Victor Bjelkholm
Victor Bjelkholm

Reputation: 2216

Make git ignore files

I'm trying to make git ignore some of my files and I found one description about how you could do this

From: http://github.com/guides/git-cheat-sheet TO IGNORE SOME FILES

Add a file in the root directory called .gitignore and add some files to it: (comments begin with hash) *.log db/schema.rb db/schema.sql

Git automatically ignores empty directories. If you want to have a log/ directory, but want to ignore all the files in it, add the following lines to the root .gitignore: (lines beginning with ‘!’ are exceptions)

log/* !.gitignore

Then add an empty .gitignore in the empty directory:

touch log/.gitignore

So I made a file called .gitignore in my folder for my project and wrote the following in it:

phpMyAdmin/*
nbproject/*
inc/mysql_config.php
!.gitignore

But when I commit, the files isent excluded from the commit...

Upvotes: 20

Views: 39054

Answers (1)

eruciform
eruciform

Reputation: 7726

According to man gitignore:

DESCRIPTION

A gitignore file specifies intentionally untracked files that git should ignore. Note that all the gitignore files really concern only files that are not already tracked by git; in order to ignore uncommitted changes in already tracked files, please refer to the git update-index --assume-unchanged documentation.

So it doesn't help if you've already added them. It's mostly for preventing the addition in the first place. That way, you can ignore .tmp files and add a whole directory without worrying that you'll add the .tmp files.

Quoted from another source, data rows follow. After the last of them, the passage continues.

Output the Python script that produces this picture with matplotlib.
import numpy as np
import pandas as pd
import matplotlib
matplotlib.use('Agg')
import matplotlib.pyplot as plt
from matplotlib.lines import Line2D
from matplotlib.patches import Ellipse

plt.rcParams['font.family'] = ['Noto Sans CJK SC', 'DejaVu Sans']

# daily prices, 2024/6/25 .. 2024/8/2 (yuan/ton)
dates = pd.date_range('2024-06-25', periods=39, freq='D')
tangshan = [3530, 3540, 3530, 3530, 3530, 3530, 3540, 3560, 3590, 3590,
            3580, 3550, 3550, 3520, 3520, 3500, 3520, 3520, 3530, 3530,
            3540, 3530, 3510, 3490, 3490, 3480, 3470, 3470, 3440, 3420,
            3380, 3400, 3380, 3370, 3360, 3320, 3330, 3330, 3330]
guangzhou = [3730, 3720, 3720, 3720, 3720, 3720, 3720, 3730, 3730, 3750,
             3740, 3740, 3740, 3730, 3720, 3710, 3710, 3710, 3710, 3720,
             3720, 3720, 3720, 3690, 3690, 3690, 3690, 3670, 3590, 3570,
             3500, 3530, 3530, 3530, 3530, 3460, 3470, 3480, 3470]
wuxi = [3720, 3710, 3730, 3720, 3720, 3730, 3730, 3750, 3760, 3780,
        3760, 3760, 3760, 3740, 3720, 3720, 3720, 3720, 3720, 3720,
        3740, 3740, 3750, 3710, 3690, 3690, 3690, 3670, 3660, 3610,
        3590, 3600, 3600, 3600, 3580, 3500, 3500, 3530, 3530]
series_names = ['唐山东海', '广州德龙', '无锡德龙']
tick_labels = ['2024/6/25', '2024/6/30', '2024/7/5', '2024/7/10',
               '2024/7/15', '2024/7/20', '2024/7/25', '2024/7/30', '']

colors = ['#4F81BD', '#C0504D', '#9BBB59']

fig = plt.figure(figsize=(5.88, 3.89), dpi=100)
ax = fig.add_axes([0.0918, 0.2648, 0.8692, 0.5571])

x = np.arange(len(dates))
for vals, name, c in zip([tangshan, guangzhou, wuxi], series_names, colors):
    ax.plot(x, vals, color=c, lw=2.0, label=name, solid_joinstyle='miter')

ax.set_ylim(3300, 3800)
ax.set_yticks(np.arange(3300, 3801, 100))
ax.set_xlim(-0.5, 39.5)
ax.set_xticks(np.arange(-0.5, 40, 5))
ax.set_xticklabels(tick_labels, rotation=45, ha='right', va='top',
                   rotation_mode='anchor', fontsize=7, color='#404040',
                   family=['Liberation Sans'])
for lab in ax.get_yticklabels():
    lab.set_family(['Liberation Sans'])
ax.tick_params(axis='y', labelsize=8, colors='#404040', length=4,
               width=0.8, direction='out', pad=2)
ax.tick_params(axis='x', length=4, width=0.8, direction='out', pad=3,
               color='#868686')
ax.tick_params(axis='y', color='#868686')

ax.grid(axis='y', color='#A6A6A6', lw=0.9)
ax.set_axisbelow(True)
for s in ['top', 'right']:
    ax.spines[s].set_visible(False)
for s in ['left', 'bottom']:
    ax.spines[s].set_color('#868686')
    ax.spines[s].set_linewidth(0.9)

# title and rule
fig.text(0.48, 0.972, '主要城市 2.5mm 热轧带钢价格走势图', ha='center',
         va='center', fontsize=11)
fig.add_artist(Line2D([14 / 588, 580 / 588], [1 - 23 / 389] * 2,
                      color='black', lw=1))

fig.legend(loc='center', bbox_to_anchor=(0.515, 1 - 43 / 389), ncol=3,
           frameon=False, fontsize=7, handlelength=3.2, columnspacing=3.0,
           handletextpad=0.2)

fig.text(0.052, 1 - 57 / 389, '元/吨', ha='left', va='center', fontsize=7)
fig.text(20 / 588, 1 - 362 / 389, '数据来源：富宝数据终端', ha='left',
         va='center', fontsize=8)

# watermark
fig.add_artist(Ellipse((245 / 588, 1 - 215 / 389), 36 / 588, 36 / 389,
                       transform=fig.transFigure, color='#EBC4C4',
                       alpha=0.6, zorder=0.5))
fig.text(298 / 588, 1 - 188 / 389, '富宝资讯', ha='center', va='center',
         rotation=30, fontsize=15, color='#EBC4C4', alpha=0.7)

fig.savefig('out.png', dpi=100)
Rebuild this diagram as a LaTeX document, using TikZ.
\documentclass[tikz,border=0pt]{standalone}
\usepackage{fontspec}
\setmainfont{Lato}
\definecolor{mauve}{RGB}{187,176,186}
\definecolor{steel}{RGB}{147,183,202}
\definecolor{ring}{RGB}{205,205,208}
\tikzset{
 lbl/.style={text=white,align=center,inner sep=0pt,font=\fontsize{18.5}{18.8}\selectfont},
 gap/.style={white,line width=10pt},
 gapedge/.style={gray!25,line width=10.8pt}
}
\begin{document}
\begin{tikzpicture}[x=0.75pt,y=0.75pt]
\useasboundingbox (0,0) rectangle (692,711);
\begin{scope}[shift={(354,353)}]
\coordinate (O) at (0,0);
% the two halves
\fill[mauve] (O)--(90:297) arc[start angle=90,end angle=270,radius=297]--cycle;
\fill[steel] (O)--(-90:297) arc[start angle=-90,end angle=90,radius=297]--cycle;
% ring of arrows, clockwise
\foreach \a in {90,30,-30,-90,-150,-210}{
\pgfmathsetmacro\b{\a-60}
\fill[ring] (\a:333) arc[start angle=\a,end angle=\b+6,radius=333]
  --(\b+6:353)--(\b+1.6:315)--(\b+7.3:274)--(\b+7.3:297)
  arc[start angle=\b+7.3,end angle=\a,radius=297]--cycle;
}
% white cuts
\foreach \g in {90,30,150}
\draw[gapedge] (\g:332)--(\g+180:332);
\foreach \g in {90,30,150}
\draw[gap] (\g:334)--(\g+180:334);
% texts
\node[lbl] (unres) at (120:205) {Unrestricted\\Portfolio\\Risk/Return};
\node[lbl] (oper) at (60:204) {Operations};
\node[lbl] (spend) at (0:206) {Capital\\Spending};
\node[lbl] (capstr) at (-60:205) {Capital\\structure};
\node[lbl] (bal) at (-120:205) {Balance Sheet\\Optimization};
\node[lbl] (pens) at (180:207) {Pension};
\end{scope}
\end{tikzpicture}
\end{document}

I believe you can remove them from the index with:

git rm --cached file_to_stop_tracking_but_dont_want_to_delete.txt

Update:

Also, the .gitignore needs to be at the base directory or at least above where those directories are. Also, take the "*" out of the directories:

phpMyAdmin/
nbproject/
inc/mysql_config.php
!.gitignore

And be careful of phpMyAdmin/ vs /phpMyAdmin vs phpMyAdmin. Also from man gitignore:

  • If the pattern ends with a slash, it is removed for the purpose of the following description, but it would only find a match with a directory. In other words, foo/ will match a directory foo and paths underneath it, but will not match a regular file or a symbolic link foo (this is consistent with the way how pathspec works in general in git).

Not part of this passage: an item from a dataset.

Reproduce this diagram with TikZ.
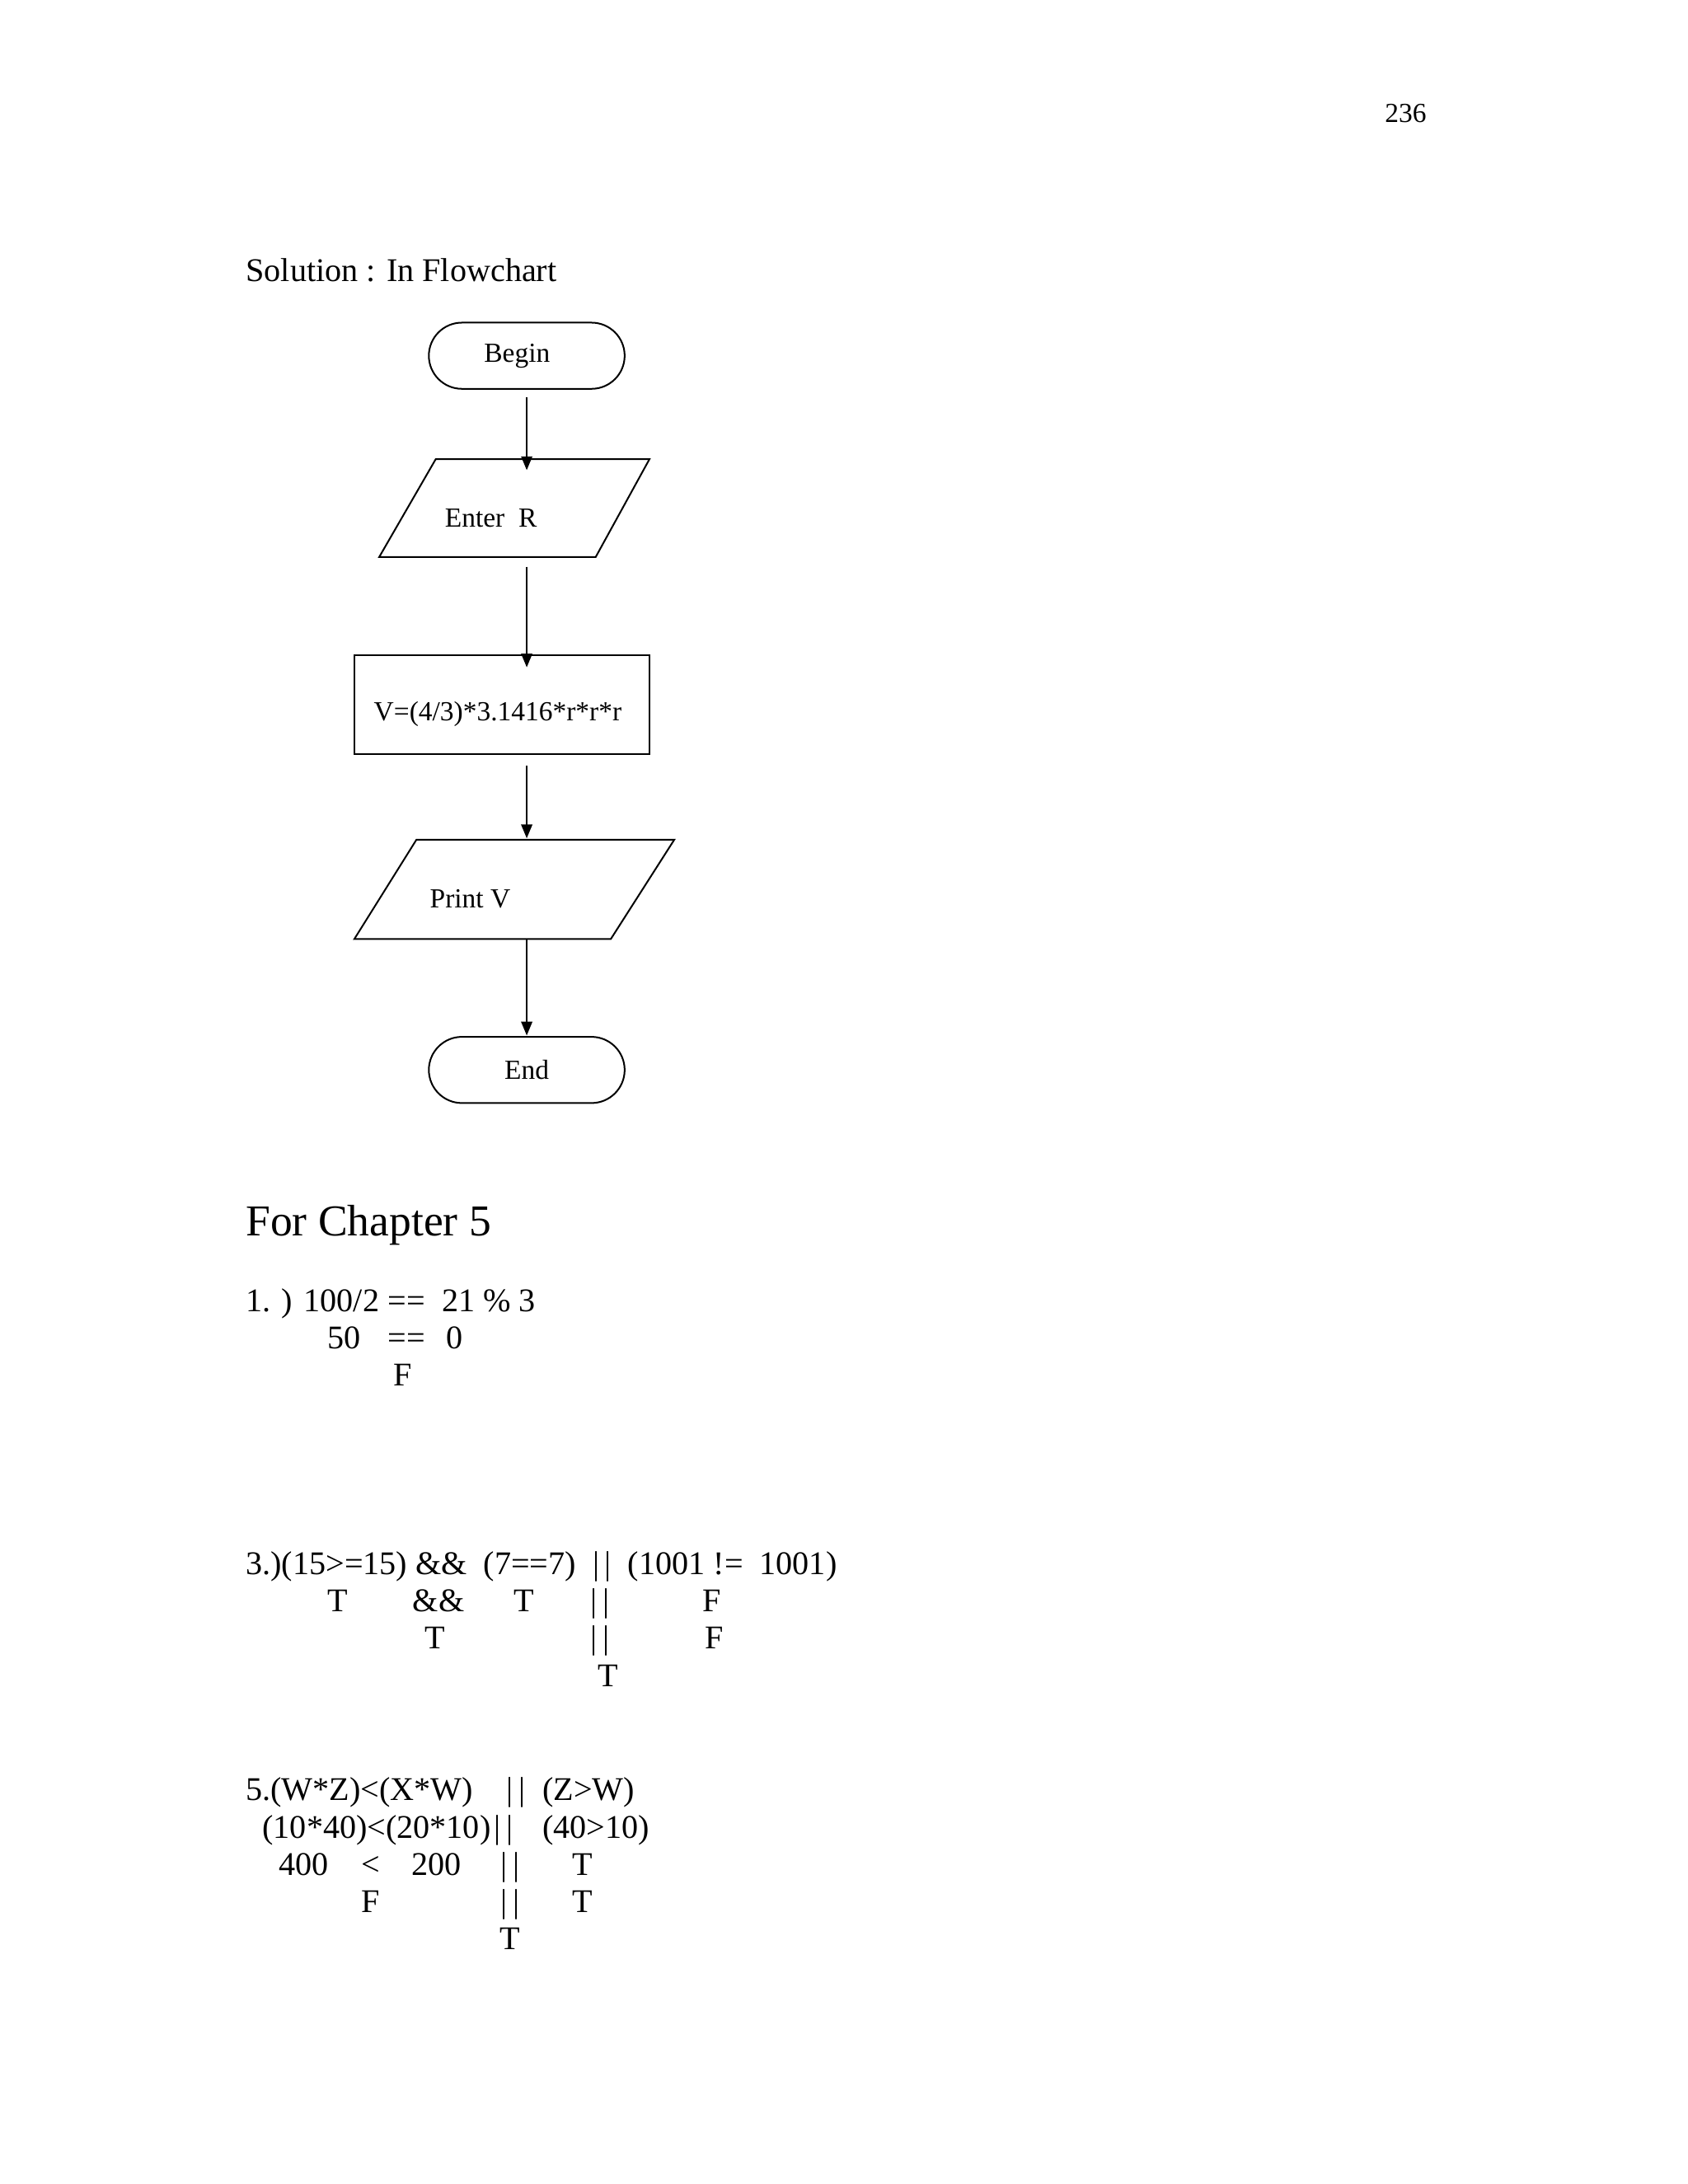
\documentclass[tikz,border=0pt]{standalone}
\usepackage{fontspec}
\setmainfont{Liberation Serif}
\usetikzlibrary{arrows.meta}
\begin{document}
\begin{tikzpicture}[x=0.5pt,y=-0.5pt,
  box/.style={draw,line width=0.6pt},
  arr/.style={draw,line width=0.6pt,-{Triangle[length=5pt,width=4pt]}},
  t/.style={anchor=base west,inner sep=0pt,font=\fontsize{12}{14}\selectfont},
  ft/.style={inner sep=0pt,font=\fontsize{10}{12}\selectfont}]
\useasboundingbox (0,0) rectangle (1224,1584);
\node[t,font=\fontsize{10}{12}\selectfont] (pg) at (1004,89) {236};
\node[t] (sol) at (178,204) {Solution : In Flowchart};
% flowchart
\draw[box,rounded corners=12pt] (311,234) rectangle (453,282);
\node[ft] (begin) at (375,258) {Begin};
\draw[box] (275,404) -- (316,333) -- (471,333) -- (432,404) -- cycle;
\node[ft] (enter) at (356,376) {Enter\ \ R};
\draw[box] (257,475) rectangle (471,547);
\node[ft] (calc) at (361,518) {V=(4/3)*3.1416*r*r*r};
\draw[box] (257,681) -- (302,609) -- (489,609) -- (443,681) -- cycle;
\node[ft] (print) at (341,652) {Print V};
\draw[box,rounded corners=12pt] (311,752) rectangle (453,800);
\node[ft] (end) at (382,776) {End};
\coordinate (a1) at (382,288); \coordinate (b1) at (382,341);
\coordinate (a2) at (382,411); \coordinate (b2) at (382,484);
\coordinate (a3) at (382,555); \coordinate (b3) at (382,608);
\coordinate (a4) at (382,681); \coordinate (b4) at (382,751);
\draw[arr] (a1) -- (b1);
\draw[arr] (a2) -- (b2);
\draw[arr] (a3) -- (b3);
\draw[arr] (a4) -- (b4);
% chapter 5
\node[t,font=\fontsize{16}{19}\selectfont] (ch) at (178,896) {For Chapter 5};
\node[t] (l1a) at (178,951) {1. ) 100/2};
\node[t] (l1b) at (281,951) {==};
\node[t] (l1c) at (320,951) {21 \% 3};
\node[t] (l2a) at (237,978) {50};
\node[t] (l2b) at (281,978) {==};
\node[t] (l2c) at (323,978) {0};
\node[t] (l3a) at (285,1005) {F};
\node[t] (m1) at (178,1142) {3.)(15>=15) \&\&\ \ (7==7)\ \ \textbar\,\textbar\ \ (1001 !=\ \ 1001)};
\node[t] (m2a) at (237,1169) {T};
\node[t] (m2b) at (299,1169) {\&\&};
\node[t] (m2c) at (372,1169) {T};
\node[t] (m2d) at (428,1169) {\textbar\,\textbar};
\node[t] (m2e) at (509,1169) {F};
\node[t] (m3a) at (308,1196) {T};
\node[t] (m3b) at (428,1196) {\textbar\,\textbar};
\node[t] (m3c) at (511,1196) {F};
\node[t] (m4a) at (433,1223) {T};
\node[t] (n1a) at (178,1306) {5.(W*Z)<(X*W)};
\node[t] (n1b) at (367,1306) {\textbar\,\textbar};
\node[t] (n1c) at (393,1306) {(Z>W)};
\node[t] (n2a) at (190,1333) {(10*40)<(20*10)};
\node[t] (n2b) at (358,1333) {\textbar\,\textbar};
\node[t] (n2c) at (393,1333) {(40>10)};
\node[t] (n3a) at (202,1360) {400};
\node[t] (n3b) at (262,1360) {<};
\node[t] (n3c) at (298,1360) {200};
\node[t] (n3d) at (363,1360) {\textbar\,\textbar};
\node[t] (n3e) at (415,1360) {T};
\node[t] (n4a) at (262,1387) {F};
\node[t] (n4b) at (363,1387) {\textbar\,\textbar};
\node[t] (n4c) at (415,1387) {T};
\node[t] (n5a) at (362,1414) {T};
\end{tikzpicture}
\end{document}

  • If the pattern does not contain a slash /, git treats it as a shell glob pattern and checks for a match against the pathname without leading directories.

  • Otherwise, git treats the pattern as a shell glob suitable for consumption by fnmatch(3) with the FNM_PATHNAME flag: wildcards in the pattern will not match a / in the pathname. For example, Documentation/*.html matches Documentation/git.html but not Documentation/ppc/ppc.html. A leading slash matches the beginning of the pathname; for example, /*.c matches cat-file.c but not mozilla-sha1/sha1.c.